Once upon a very long time ago, I used to read Jackie magazine, a weekly treat for girls of a certain age before the Internet came along and made us all streetwise. In a time when , if you were ‘going steady’ with a chap, you saved up to get married, Jackie was packed full of true stories, romantic fiction, fashion/make up tips and pictures of our favorite pop stars. Best of all was Cathy and Claire’s problem page where girls confided that they’d ‘gone all the way’ with a boy who was now ignoring them or, that they fancied their best friend’s fella. Or, shockingly, that they’d kissed the husband of the couple they babysat for when he gave them a lift home!
I was nine when my mother bought me my first copy and, boy, did I find teenagers complicated. I would read most of the magazine in the car before we got home, so thrilled was I to dip into that world. Jackie advised me about periods and spots and how to enjoy my first kiss when it happened. It terrified me and thrilled me at the same time.
One thing that dawned on me over the years of my involvement with Jackie was that many of the letters, both to the letters page and the problem page, were from girls of fourteen. This lead me to realise that, despite having crushes on teachers or being caught shoplifting etc., fourteen-year-olds knew it all. Fourteen was the age where everything clicked into place and, suddenly, you understood the world. You were more-or-less a grown up. You had it all going on when you were fourteen.

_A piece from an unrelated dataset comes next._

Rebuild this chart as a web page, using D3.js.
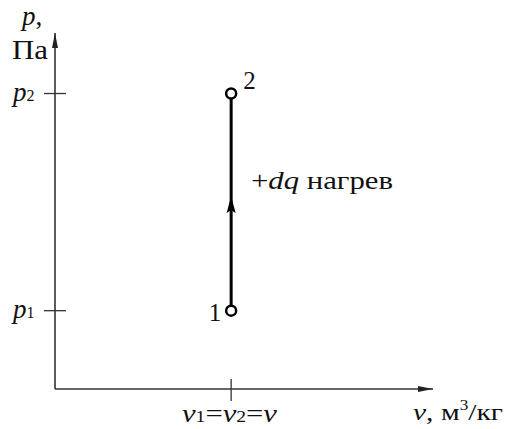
<!doctype html>
<html lang="ru">
<head>
<meta charset="UTF-8">
<title>p-v</title>
<style>
  body { margin: 0; background: #fff; }
  text { font-family: "Liberation Serif", "DejaVu Serif", serif; fill: #111; }
</style>
</head>
<body>
<svg width="508" height="429"></svg>
<script src="https://cdn.jsdelivr.net/npm/d3@7"></script>
<script>
// states of the isochoric process (relative units on the axes)
var stateNames = ['1', '2'];
var stateV = [4.66, 4.66];
var stateP = [2.2, 8.3];
var pTicks = [{ sym: 'p', sub: '1', value: 2.2 }, { sym: 'p', sub: '2', value: 8.3 }];
var vTicks = [4.66];

var svg = d3.select('svg');
var x = d3.scaleLinear().domain([0, 10]).range([55, 433]);
var y = d3.scaleLinear().domain([0, 10]).range([389, 33]);

var defs = svg.append('defs');
defs.append('marker')
    .attr('id', 'ax')
    .attr('viewBox', '0 -5 15 10')
    .attr('refX', 15).attr('refY', 0)
    .attr('markerUnits', 'userSpaceOnUse')
    .attr('markerWidth', 15).attr('markerHeight', 10)
    .attr('orient', 'auto')
    .append('path').attr('d', 'M0,-3L15,0L0,3Z').attr('fill', '#222');
defs.append('marker')
    .attr('id', 'mid')
    .attr('viewBox', '0 -5 17 10')
    .attr('refX', 8).attr('refY', 0)
    .attr('markerUnits', 'userSpaceOnUse')
    .attr('markerWidth', 17).attr('markerHeight', 10)
    .attr('orient', 'auto')
    .append('path').attr('d', 'M0,-4.5L17,0L0,4.5L3,0Z').attr('fill', '#000');

// axes
svg.append('line')
    .attr('x1', x(0)).attr('y1', y(0)).attr('x2', x(0)).attr('y2', y(10))
    .attr('stroke', '#333').attr('stroke-width', 1.6).attr('marker-end', 'url(#ax)');
svg.append('line')
    .attr('x1', x(0)).attr('y1', y(0)).attr('x2', x(10)).attr('y2', y(0))
    .attr('stroke', '#333').attr('stroke-width', 1.6).attr('marker-end', 'url(#ax)');

// ticks on p axis
svg.selectAll('.ptick').data(pTicks).enter().append('line')
    .attr('class', 'ptick')
    .attr('x1', x(0) - 11).attr('x2', x(0) + 11)
    .attr('y1', function(d) { return y(d.value); })
    .attr('y2', function(d) { return y(d.value); })
    .attr('stroke', '#333').attr('stroke-width', 1.3);
var pl = svg.selectAll('.plab').data(pTicks).enter().append('text')
    .attr('class', 'plab')
    .attr('x', 13)
    .attr('y', function(d) { return y(d.value) + 7; })
    .attr('font-size', 27);
pl.append('tspan').attr('font-style', 'italic').text(function(d) { return d.sym; });
pl.append('tspan').attr('font-size', 16).text(function(d) { return d.sub; });

// ticks on v axis
svg.selectAll('.vtick').data(vTicks).enter().append('line')
    .attr('class', 'vtick')
    .attr('x1', function(d) { return x(d); }).attr('x2', function(d) { return x(d); })
    .attr('y1', y(0) - 10).attr('y2', y(0) + 12)
    .attr('stroke', '#333').attr('stroke-width', 1.3);
var vl = svg.append('text').attr('x', 182).attr('y', 422)
    .attr('font-size', 25)
    .attr('textLength', 95).attr('lengthAdjust', 'spacingAndGlyphs');
vl.append('tspan').attr('font-style', 'italic').text('ν');
vl.append('tspan').attr('font-size', 16).text('1');
vl.append('tspan').text('=');
vl.append('tspan').attr('font-style', 'italic').text('ν');
vl.append('tspan').attr('font-size', 16).text('2');
vl.append('tspan').text('=');
vl.append('tspan').attr('font-style', 'italic').text('ν');

// axis titles
var pt = svg.append('text').attr('x', 22).attr('y', 25).attr('font-size', 27);
pt.append('tspan').attr('font-style', 'italic').text('p');
pt.append('tspan').text(',');
svg.append('text').attr('x', 12).attr('y', 59).attr('font-size', 28)
    .attr('textLength', 36).attr('lengthAdjust', 'spacingAndGlyphs').text('Па');
var vt = svg.append('text').attr('x', 413).attr('y', 420).attr('font-size', 24)
    .attr('textLength', 90).attr('lengthAdjust', 'spacingAndGlyphs');
vt.append('tspan').attr('font-style', 'italic').text('ν');
vt.append('tspan').text(',  м');
vt.append('tspan').attr('font-size', 14).attr('dy', -10).text('3');
vt.append('tspan').attr('dy', 10).text('/кг');

// process line 1 -> 2
svg.append('line')
    .attr('x1', x(stateV[0])).attr('y1', y(stateP[0]))
    .attr('x2', x(stateV[1])).attr('y2', y(stateP[1]))
    .attr('stroke', '#000').attr('stroke-width', 3);
svg.append('path')
    .attr('d', d3.line()([[x(stateV[0]), y(stateP[0])],
                          [x(stateV[0]), (y(stateP[0]) + y(stateP[1])) / 2 + 3],
                          [x(stateV[1]), y(stateP[1])]]))
    .attr('fill', 'none').attr('stroke', 'none').attr('marker-mid', 'url(#mid)');

svg.selectAll('.state').data(stateNames).enter().append('circle')
    .attr('class', 'state')
    .attr('cx', function(d, i) { return x(stateV[i]); })
    .attr('cy', function(d, i) { return y(stateP[i]); })
    .attr('r', 5)
    .attr('fill', '#fff').attr('stroke', '#000').attr('stroke-width', 2.5);
svg.selectAll('.slab').data(stateNames).enter().append('text')
    .attr('class', 'slab')
    .attr('x', function(d, i) { return x(stateV[i]) + (i === 0 ? -10 : 12); })
    .attr('y', function(d, i) { return y(stateP[i]) + (i === 0 ? 10 : -5); })
    .attr('text-anchor', function(d, i) { return i === 0 ? 'end' : 'start'; })
    .attr('font-size', 25)
    .text(function(d) { return d; });

var q = svg.append('text').attr('x', 251).attr('y', 189).attr('font-size', 26)
    .attr('textLength', 142).attr('lengthAdjust', 'spacingAndGlyphs');
q.append('tspan').text('+');
q.append('tspan').attr('font-style', 'italic').text('dq');
q.append('tspan').text(' нагрев');
</script>
</body>
</html>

Imagine my disappointment when I woke up on the morning of my fourteenth birthday and … nothing had happened. I felt exactly the same as I did when I was thirteen. What a swizz!
Last Tuesday my niece, Medusa, turned fourteen. I have joked with her for some time that fourteen is the golden age and on her birthday I asked, ‘well, do you know the secrets of the universe now?’ She assured me that she did but I think she was telling porkies. And yet… Just today my sister commented that she felt that Medusa had changed. Ok, she’s still a moody, stroppy teen with a death-stare but perhaps she has suddenly matured a little. Maybe being thirteen is only just a teenager and being fourteen has more street-cred?
If so, how come this has passed me by? How come I, at forty-eight, am still waiting for it all to click into place? I read Jackie, for God’s Sake, I should know everything.
Is there an age when you thought it would all make sense to you? And did it?
By the way, Jackie gave me my first publishing credit (when I was fourteen!!) by printing my letter about a note in a bottle I’d cast into the sea which reached its destination.